IVF treatment in women with increased BMI has reduced live pregnancy rate. Cost is a major factor involved in infertility treatment. Due to this risk, there are guidelines that regulate access to fertility care for overweight and obese women in various countries. In New Zealand, women with a BMI of >32 kg/m2 are excluded from any fertility treatment under public IVF funding. RANZCOG considers a BMI >35 kg/m2 to be a contraindication to assisted reproduction. The British Fertility Society recommends deferring IVF treatment for BMI of >35 [42]. Current 2013 NICE guidelines also recommend an ideal BMI between 19 and 30 kg/m2 before commencing IVF treatment.

4.4 Weight Loss and Fertility

Since obesity has a detrimental effect on reproductive outcome, studies have evaluated the impact of weight loss on fertility. A systematic review was done by Sim et al. to assess the effect of weight loss achieved by various modalities like diet, lifestyle changes, non-surgical medical interventions and bariatric surgery. They found that weight loss in the obese and overweight did significantly increase pregnancy rates and live birth rates. In addition to this, weight loss also resulted in regularization of the menstrual pattern, a decrease in cancellation rates, an increase in the number of embryos available for transfer, a reduction in the number of ART cycles required to achieve pregnancy and a decrease in miscarriage rates. They also reported a number of natural conceptions with weight loss [43].

As little as 5–10 % weight loss can improve fertility outcomes and lead to an improvement in endocrine parameters, such as decrease in free testosterone, lower fasting insulin levels and increased frequency of ovulation [1112]. In addition, weight loss causes a significant reduction in central fat deposits (11 %) and serum luteinizing hormone levels [44].

Drugs have been used to bring about change in weight. In a large randomized controlled trial with metformin, there were no significant changes in insulin sensitivity or lipid profiles; however, a significant reduction in waist circumference and free androgen index was seen with metformin. An improvement in menstruation was only seen when there was associated weight loss [45]. Orlistat, in a small prospective trail, has been found to be effective in the obese both with and without PCOS [46].

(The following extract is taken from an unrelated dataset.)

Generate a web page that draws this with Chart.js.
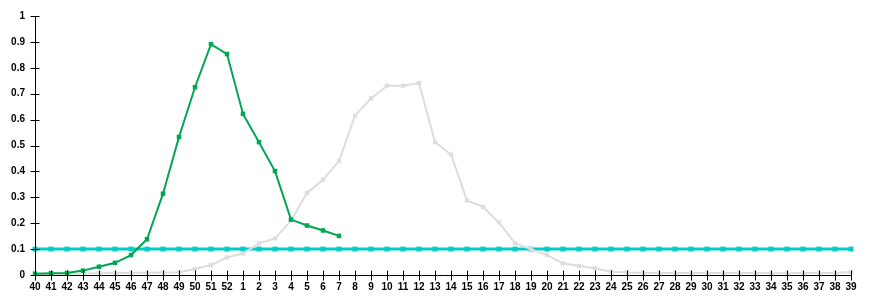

Bariatric surgery has maximum effect of weight loss. In a study done, it was found that post bariatric surgery there was a significant improvement in the number of follicles seen and number of oocytes retrieved [47]. Weight loss in women with increased BMI improves their reproductive outcomes; however, in order for this to be effective, it has to be gradual and sustained.

Conclusion

Obesity is a modifiable risk factor. It has an effect on fertility, its treatment and obstetrics outcome. Women with increased BMI should be first encouraged to reduce weight before starting any treatment for infertility or planning conception.